Selanjutnya, naskah akademis dapat diusulkan menjadi Rancangan Undang-Undang (RUU) ke DPR pada 2020.
Sejken Tim Pokja dari Badan Pembinaan Hukum Nasional (BPHN) Kementerian Hukum dan HAM Raymond Sitorus berujar perumusan naskah akademis menjadi RUU membutuhkan waktu yang panjang.
“Naskah akademis diracik sematang mungkin. Intinya jangan buru-buru," katanya usai acara Forum Kajian Hukum Bisnis dan Kepailitan di Jakarta, Rabu lalu (25/10).
Naskah akademis ini telah dirancang sejak 7 bulan terakhir. Tim pokja menampung segala masukan dan aspirasi dari kalangan yang berkepentingan.

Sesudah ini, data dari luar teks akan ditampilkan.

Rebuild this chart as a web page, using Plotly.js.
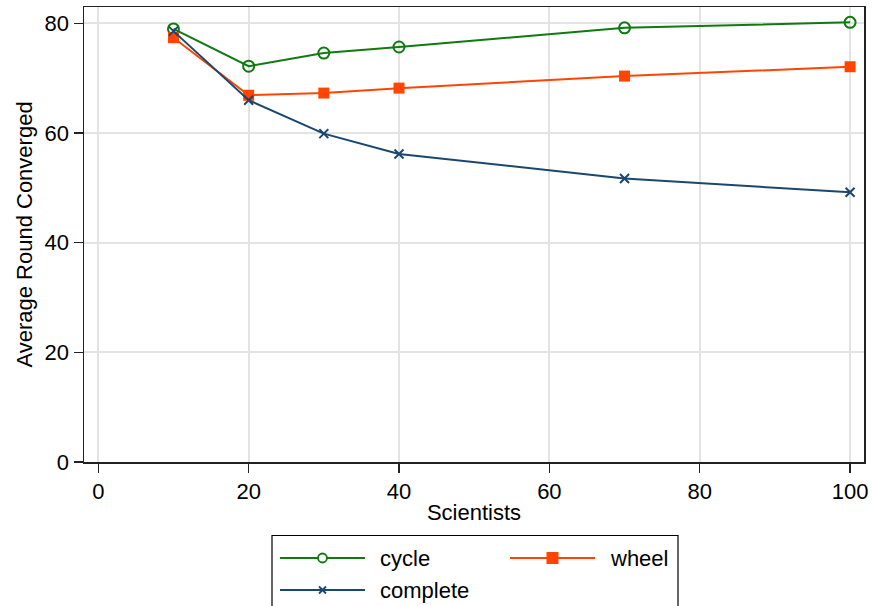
<!DOCTYPE html>
<html><head><meta charset="utf-8">
<script src="https://cdn.plot.ly/plotly-3.0.1.min.js"></script>
<style>html,body{margin:0;padding:0;background:#fff}</style>
</head><body><div id="chart" style="width:872px;height:606px"></div>
<script>
// ---- data ----
const scientists = [10, 20, 30, 40, 70, 100];
const cycleVals = [79.0, 72.2, 74.6, 75.7, 79.2, 80.2];
const wheelVals = [77.4, 66.9, 67.3, 68.2, 70.4, 72.1];
const completeVals = [78.6, 66.0, 59.9, 56.2, 51.7, 49.2];
const seriesNames = ['cycle', 'wheel', 'complete'];
const xTickVals = [0, 20, 40, 60, 80, 100];
const yTickVals = [0, 20, 40, 60, 80];
const xTitle = 'Scientists';
const yTitle = 'Average Round Converged';

// ---- styles ----
const colors = {cycle: '#0f7a0f', wheel: '#ff4500', complete: '#1a476f'};
const FONT = 'Liberation Sans, Arial, sans-serif';
const FS = 22;
const W = 872, H = 606;
const M = {l: 84, r: 8, t: 7, b: 144};
const PW = W - M.l - M.r, PH = H - M.t - M.b;
const px = x => (x - M.l) / PW;
const py = y => (H - M.b - y) / PH;

const traces = [
  {x: scientists, y: cycleVals, name: seriesNames[0], mode: 'lines+markers', type: 'scatter',
   line: {color: colors.cycle, width: 2},
   marker: {symbol: 'circle-open', size: 11, color: colors.cycle, line: {width: 2, color: colors.cycle}}},
  {x: scientists, y: wheelVals, name: seriesNames[1], mode: 'lines+markers', type: 'scatter',
   line: {color: colors.wheel, width: 2},
   marker: {symbol: 'square', size: 11, color: colors.wheel}},
  {x: scientists, y: completeVals, name: seriesNames[2], mode: 'lines+markers', type: 'scatter',
   line: {color: colors.complete, width: 2},
   marker: {symbol: 'x-thin-open', size: 9, color: colors.complete, line: {width: 2, color: colors.complete}}}
];

// ---- manual legend (Stata-style box, 2 columns) ----
const shapes = [];
const annotations = [];
shapes.push({type: 'rect', xref: 'paper', yref: 'paper', x0: px(272), x1: px(678), y0: py(535.5), y1: py(620),
  line: {color: '#000', width: 1.2}, fillcolor: 'rgba(0,0,0,0)'});
const legendItems = [
  {name: seriesNames[0], lx: 280, y: 558, key: 'circle'},
  {name: seriesNames[1], lx: 510, y: 558, key: 'square'},
  {name: seriesNames[2], lx: 280, y: 590, key: 'x'}
];
legendItems.forEach(it => {
  const c = colors[it.name];
  const cx = it.lx + 42.5;
  shapes.push({type: 'line', xref: 'paper', yref: 'paper', x0: px(it.lx), x1: px(it.lx + 85), y0: py(it.y), y1: py(it.y), line: {color: c, width: 2}});
  if (it.key === 'circle') {
    shapes.push({type: 'circle', xref: 'paper', yref: 'paper', x0: px(cx - 4.5), x1: px(cx + 4.5), y0: py(it.y - 4.5), y1: py(it.y + 4.5), line: {color: c, width: 1.8}, fillcolor: '#fff'});
  } else if (it.key === 'square') {
    shapes.push({type: 'rect', xref: 'paper', yref: 'paper', x0: px(cx - 6), x1: px(cx + 6), y0: py(it.y - 6), y1: py(it.y + 6), line: {color: c, width: 0}, fillcolor: c});
  } else {
    shapes.push({type: 'line', xref: 'paper', yref: 'paper', x0: px(cx - 3.5), x1: px(cx + 3.5), y0: py(it.y - 3.5), y1: py(it.y + 3.5), line: {color: c, width: 1.8}});
    shapes.push({type: 'line', xref: 'paper', yref: 'paper', x0: px(cx - 3.5), x1: px(cx + 3.5), y0: py(it.y + 3.5), y1: py(it.y - 3.5), line: {color: c, width: 1.8}});
  }
  annotations.push({xref: 'paper', yref: 'paper', x: px(it.lx + 98), y: py(it.y), xanchor: 'left', yanchor: 'middle',
    text: it.name, showarrow: false, font: {family: FONT, size: FS, color: '#000'}});
});

const axisCommon = {
  showline: true, linecolor: '#222', linewidth: 1.5, mirror: true,
  ticks: 'outside', ticklen: 9, tickwidth: 1.5, tickcolor: '#222',
  showgrid: true, gridcolor: '#e3e3e3', gridwidth: 2, zeroline: false,
  tickfont: {family: FONT, size: FS, color: '#000'}
};

const layout = {
  width: W, height: H,
  margin: M,
  paper_bgcolor: '#fff', plot_bgcolor: '#fff',
  showlegend: false,
  font: {family: FONT, size: FS, color: '#000'},
  xaxis: Object.assign({}, axisCommon, {
    range: [-1.9, 101.85], tickmode: 'array', tickvals: xTickVals,
    title: {text: xTitle, font: {family: FONT, size: FS, color: '#000'}, standoff: 1}
  }),
  yaxis: Object.assign({}, axisCommon, {
    range: [0, 83], tickmode: 'array', tickvals: yTickVals,
    title: {text: yTitle, font: {family: FONT, size: FS, color: '#000'}, standoff: 6}
  }),
  shapes: shapes,
  annotations: annotations
};

Plotly.newPlot('chart', traces, layout, {displayModeBar: false, staticPlot: true});
</script>
</body></html>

Tim pokja penyusunan naskah akademis terdiri dari 10 orang yang termasuk akademisi, praktisi dan BPHN Kemenkumham. Tim Pokja diketuai oleh akademisi Teddy Anggoro.
Raymond mengaku tim pokja aktif mengikuti diskusi dan seminar kepailitan. Hal ini untuk memetakan aturan terbaik untuk naskah akedemis.
Naskah ini selanjutnya akan diuji oleh beberpaa ahli sebelum dijadikan RUU. Proses ini sekarang masuk dalam penguraian fase permasalahan.
Revisi undang-undang dilatarbelakangi oleh tidak sehatnya praktik PKPU dan Kepailitan. Menurut Ricardo, proses kepailitan perusahaan adalah hal yang biasa, namun membutuhkan sistem yang baik. Sistem itulah yang harus diperbaiki di UU Kepailitan dan PKPU.
“Salah satu alasan UU Kepailitan dan PKPU mendesak diamandemen yakni isinya sudah tidak relevan dengan perkembangan bisnis,” katanya.
Penyelesaian perkara kepailitan dalam kemudahan berusaha mengalami kemerosotan dari peringkat 76 ke 74 pada 2016. Hal ini terlihat dari indeks Ease of Doing Business yang dirilis World Bank.